TASK GOAL: Write out the full listing exactly as given, minus the images.

-- BEGIN DATA SHOWN --

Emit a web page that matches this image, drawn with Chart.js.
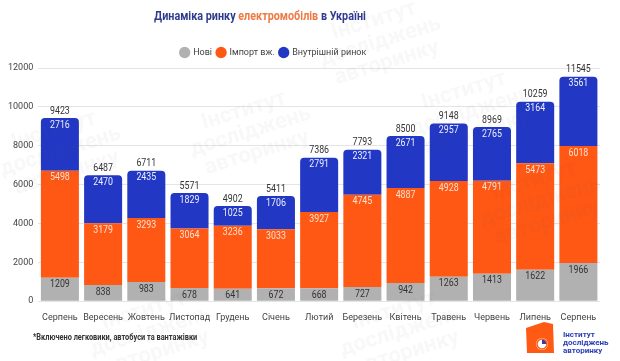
<!DOCTYPE html>
<html>
<head>
<meta charset="utf-8">
<script src="https://cdn.jsdelivr.net/npm/chart.js@4.4.0/dist/chart.umd.min.js"></script>
<style>
  html, body { margin: 0; padding: 0; background: #fff; }
  #wrap { position: relative; width: 620px; height: 361px; overflow: hidden; font-family: Roboto, sans-serif; }
  #title { position: absolute; top: 9px; left: 260px; white-space: nowrap; font-size: 12px; font-weight: bold; color: #2e3b8f; transform: translateX(-50%) scaleX(0.9); }
  #title span { color: #ef7a44; }
  #note { position: absolute; left: 33px; top: 332px; white-space: nowrap; font-size: 9px; font-weight: bold; color: #333; transform: scaleX(0.82); transform-origin: left top; }
  #logo { position: absolute; left: 526px; top: 322px; width: 90px; height: 32px; }
  #logo .shape { position: absolute; left: 0; top: 0; }
  #logo .txt { position: absolute; left: 37px; top: 9px; font-size: 8px; line-height: 8px; font-weight: bold; color: #2a3fb5; }
  canvas { position: absolute; left: 0; top: 0; }
</style>
</head>
<body>
<div id="wrap">
  <canvas id="chart" width="620" height="361"></canvas>
  <div id="title">Динаміка ринку <span>електромобілів</span> в Україні</div>
  <div id="note">*Включено легковики, автобуси та вантажівки</div>
  <div id="logo">
    <svg class="shape" width="30" height="32" viewBox="0 0 30 32">
      <path d="M0 6 L18 0 L27 2 L28 31 L1 31 Z" fill="#ff5a14"/>
      <circle cx="16" cy="22" r="6" fill="#fff"/>
      <path d="M16 22 L16 17 A5 5 0 0 1 21 22 Z" fill="#2a3fb5"/>
      <circle cx="16" cy="22" r="5" fill="none" stroke="#ff5a14" stroke-width="1.5"/>
    </svg>
    <div class="txt">Інститут<br>досліджень<br>авторинку</div>
  </div>
</div>
<script>
const months = ['Серпень', 'Вересень', 'Жовтень', 'Листопад', 'Грудень', 'Січень', 'Лютий', 'Березень', 'Квітень', 'Травень', 'Червень', 'Липень', 'Серпень'];
const newCars = [1209, 838, 983, 678, 641, 672, 668, 727, 942, 1263, 1413, 1622, 1966];
const imported = [5498, 3179, 3293, 3064, 3236, 3033, 3927, 4745, 4887, 4928, 4791, 5473, 6018];
const domestic = [2716, 2470, 2435, 1829, 1025, 1706, 2791, 2321, 2671, 2957, 2765, 3164, 3561];
const totals = [9423, 6487, 6711, 5571, 4902, 5411, 7386, 7793, 8500, 9148, 8969, 10259, 11545];
const yTicks = [0, 2000, 4000, 6000, 8000, 10000, 12000];

const labelColors = ['#333333', '#ffe2d2', '#eef0ff'];

function narrowText(ctx, text, x, y) {
  ctx.save()
  ctx.translate(x, y)
  ctx.scale(0.84, 1)
  ctx.fillText(text, 0, 0)
  ctx.restore()
}

// values inside each segment + total over each bar
const valueLabels = {
  id: 'valueLabels',
  afterDatasetsDraw(chart) {
    const ctx = chart.ctx
    ctx.save()
    ctx.font = '10.5px Roboto'
    ctx.textAlign = 'center'
    ctx.textBaseline = 'middle'
    chart.data.datasets.forEach((ds, di) => {
      const meta = chart.getDatasetMeta(di)
      meta.data.forEach((bar, i) => {
        ctx.fillStyle = labelColors[di]
        narrowText(ctx, ds.data[i], bar.x, bar.y + 7)
        if (di === 2) {
          ctx.fillStyle = '#333333'
          narrowText(ctx, totals[i], bar.x, bar.y - 7)
        }
      })
    })
    ctx.restore()
  }
}

// faint watermark of the institute
const watermark = {
  id: 'watermark',
  afterDraw(chart) {
    const ctx = chart.ctx
    const spots = [[60, 150], [250, 130], [470, 110], [380, 40], [540, 200], [150, 330], [400, 330]]
    ctx.save()
    ctx.globalAlpha = 0.045
    ctx.fillStyle = '#555'
    ctx.font = 'bold 22px Roboto'
    ctx.textAlign = 'center'
    spots.forEach(([x, y]) => {
      ctx.save()
      ctx.translate(x, y)
      ctx.rotate(-0.3)
      ctx.fillText('Інститут', 0, -20)
      ctx.fillText('досліджень', 0, 2)
      ctx.fillText('авторинку', 0, 24)
      ctx.restore()
    })
    ctx.restore()
  }
}

// move legend left/up, as in the original layout
const legendShift = {
  id: 'legendShift',
  afterLayout(chart) {
    chart.legend.left -= 28
    chart.legend.right -= 28
    chart.legend.top -= 1
    chart.legend.bottom -= 1
  }
}

new Chart(document.getElementById('chart'), {
  type: 'bar',
  data: {
    labels: months,
    datasets: [
      { label: 'Нові', data: newCars, backgroundColor: '#b1b1b1' },
      { label: 'Імпорт вж.', data: imported, backgroundColor: '#ff5714' },
      { label: 'Внутрішній ринок', data: domestic, backgroundColor: '#2238c4',
        borderRadius: { topLeft: 4, topRight: 4 }, borderSkipped: 'bottom' }
    ]
  },
  options: {
    responsive: false,
    animation: false,
    layout: { padding: { top: 44, left: 3, right: 20, bottom: 35 } },
    datasets: { bar: { barPercentage: 0.88, categoryPercentage: 1 } },
    plugins: {
      title: { display: false },
      tooltip: { enabled: false },
      legend: {
        position: 'top',
        labels: {
          usePointStyle: true,
          pointStyle: 'circle',
          boxWidth: 8,
          boxHeight: 8,
          padding: 5,
          color: '#444',
          font: { family: 'Roboto', size: 9 }
        }
      }
    },
    scales: {
      x: {
        stacked: true,
        grid: { display: false },
        border: { display: false },
        ticks: { color: '#444', font: { family: 'Roboto', size: 9 }, padding: 3, maxRotation: 0, autoSkip: false }
      },
      y: {
        stacked: true,
        min: 0,
        max: 12000,
        afterBuildTicks(axis) { axis.ticks = yTicks.map(v => ({ value: v })) },
        grid: { color: '#e4e4e4', drawTicks: false },
        border: { display: false },
        ticks: { color: '#444', font: { family: 'Roboto', size: 9 }, padding: 5, callback: v => String(v) }
      }
    }
  },
  plugins: [valueLabels, watermark, legendShift]
})
</script>
</body>
</html>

-- END DATA SHOWN --

ANSWER FOR THIS EXERCISE:
Emit a web page that matches this image, drawn with Chart.js.
<!DOCTYPE html>
<html>
<head>
<meta charset="utf-8">
<script src="https://cdn.jsdelivr.net/npm/chart.js@4.4.0/dist/chart.umd.min.js"></script>
<style>
  html, body { margin: 0; padding: 0; background: #fff; }
  #wrap { position: relative; width: 620px; height: 361px; overflow: hidden; font-family: Roboto, sans-serif; }
  #title { position: absolute; top: 9px; left: 260px; white-space: nowrap; font-size: 12px; font-weight: bold; color: #2e3b8f; transform: translateX(-50%) scaleX(0.9); }
  #title span { color: #ef7a44; }
  #note { position: absolute; left: 33px; top: 332px; white-space: nowrap; font-size: 9px; font-weight: bold; color: #333; transform: scaleX(0.82); transform-origin: left top; }
  #logo { position: absolute; left: 526px; top: 322px; width: 90px; height: 32px; }
  #logo .shape { position: absolute; left: 0; top: 0; }
  #logo .txt { position: absolute; left: 37px; top: 9px; font-size: 8px; line-height: 8px; font-weight: bold; color: #2a3fb5; }
  canvas { position: absolute; left: 0; top: 0; }
</style>
</head>
<body>
<div id="wrap">
  <canvas id="chart" width="620" height="361"></canvas>
  <div id="title">Динаміка ринку <span>електромобілів</span> в Україні</div>
  <div id="note">*Включено легковики, автобуси та вантажівки</div>
  <div id="logo">
    <svg class="shape" width="30" height="32" viewBox="0 0 30 32">
      <path d="M0 6 L18 0 L27 2 L28 31 L1 31 Z" fill="#ff5a14"/>
      <circle cx="16" cy="22" r="6" fill="#fff"/>
      <path d="M16 22 L16 17 A5 5 0 0 1 21 22 Z" fill="#2a3fb5"/>
      <circle cx="16" cy="22" r="5" fill="none" stroke="#ff5a14" stroke-width="1.5"/>
    </svg>
    <div class="txt">Інститут<br>досліджень<br>авторинку</div>
  </div>
</div>
<script>
const months = ['Серпень', 'Вересень', 'Жовтень', 'Листопад', 'Грудень', 'Січень', 'Лютий', 'Березень', 'Квітень', 'Травень', 'Червень', 'Липень', 'Серпень'];
const newCars = [1209, 838, 983, 678, 641, 672, 668, 727, 942, 1263, 1413, 1622, 1966];
const imported = [5498, 3179, 3293, 3064, 3236, 3033, 3927, 4745, 4887, 4928, 4791, 5473, 6018];
const domestic = [2716, 2470, 2435, 1829, 1025, 1706, 2791, 2321, 2671, 2957, 2765, 3164, 3561];
const totals = [9423, 6487, 6711, 5571, 4902, 5411, 7386, 7793, 8500, 9148, 8969, 10259, 11545];
const yTicks = [0, 2000, 4000, 6000, 8000, 10000, 12000];

const labelColors = ['#333333', '#ffe2d2', '#eef0ff'];

function narrowText(ctx, text, x, y) {
  ctx.save()
  ctx.translate(x, y)
  ctx.scale(0.84, 1)
  ctx.fillText(text, 0, 0)
  ctx.restore()
}

// values inside each segment + total over each bar
const valueLabels = {
  id: 'valueLabels',
  afterDatasetsDraw(chart) {
    const ctx = chart.ctx
    ctx.save()
    ctx.font = '10.5px Roboto'
    ctx.textAlign = 'center'
    ctx.textBaseline = 'middle'
    chart.data.datasets.forEach((ds, di) => {
      const meta = chart.getDatasetMeta(di)
      meta.data.forEach((bar, i) => {
        ctx.fillStyle = labelColors[di]
        narrowText(ctx, ds.data[i], bar.x, bar.y + 7)
        if (di === 2) {
          ctx.fillStyle = '#333333'
          narrowText(ctx, totals[i], bar.x, bar.y - 7)
        }
      })
    })
    ctx.restore()
  }
}

// faint watermark of the institute
const watermark = {
  id: 'watermark',
  afterDraw(chart) {
    const ctx = chart.ctx
    const spots = [[60, 150], [250, 130], [470, 110], [380, 40], [540, 200], [150, 330], [400, 330]]
    ctx.save()
    ctx.globalAlpha = 0.045
    ctx.fillStyle = '#555'
    ctx.font = 'bold 22px Roboto'
    ctx.textAlign = 'center'
    spots.forEach(([x, y]) => {
      ctx.save()
      ctx.translate(x, y)
      ctx.rotate(-0.3)
      ctx.fillText('Інститут', 0, -20)
      ctx.fillText('досліджень', 0, 2)
      ctx.fillText('авторинку', 0, 24)
      ctx.restore()
    })
    ctx.restore()
  }
}

// move legend left/up, as in the original layout
const legendShift = {
  id: 'legendShift',
  afterLayout(chart) {
    chart.legend.left -= 28
    chart.legend.right -= 28
    chart.legend.top -= 1
    chart.legend.bottom -= 1
  }
}

new Chart(document.getElementById('chart'), {
  type: 'bar',
  data: {
    labels: months,
    datasets: [
      { label: 'Нові', data: newCars, backgroundColor: '#b1b1b1' },
      { label: 'Імпорт вж.', data: imported, backgroundColor: '#ff5714' },
      { label: 'Внутрішній ринок', data: domestic, backgroundColor: '#2238c4',
        borderRadius: { topLeft: 4, topRight: 4 }, borderSkipped: 'bottom' }
    ]
  },
  options: {
    responsive: false,
    animation: false,
    layout: { padding: { top: 44, left: 3, right: 20, bottom: 35 } },
    datasets: { bar: { barPercentage: 0.88, categoryPercentage: 1 } },
    plugins: {
      title: { display: false },
      tooltip: { enabled: false },
      legend: {
        position: 'top',
        labels: {
          usePointStyle: true,
          pointStyle: 'circle',
          boxWidth: 8,
          boxHeight: 8,
          padding: 5,
          color: '#444',
          font: { family: 'Roboto', size: 9 }
        }
      }
    },
    scales: {
      x: {
        stacked: true,
        grid: { display: false },
        border: { display: false },
        ticks: { color: '#444', font: { family: 'Roboto', size: 9 }, padding: 3, maxRotation: 0, autoSkip: false }
      },
      y: {
        stacked: true,
        min: 0,
        max: 12000,
        afterBuildTicks(axis) { axis.ticks = yTicks.map(v => ({ value: v })) },
        grid: { color: '#e4e4e4', drawTicks: false },
        border: { display: false },
        ticks: { color: '#444', font: { family: 'Roboto', size: 9 }, padding: 5, callback: v => String(v) }
      }
    }
  },
  plugins: [valueLabels, watermark, legendShift]
})
</script>
</body>
</html>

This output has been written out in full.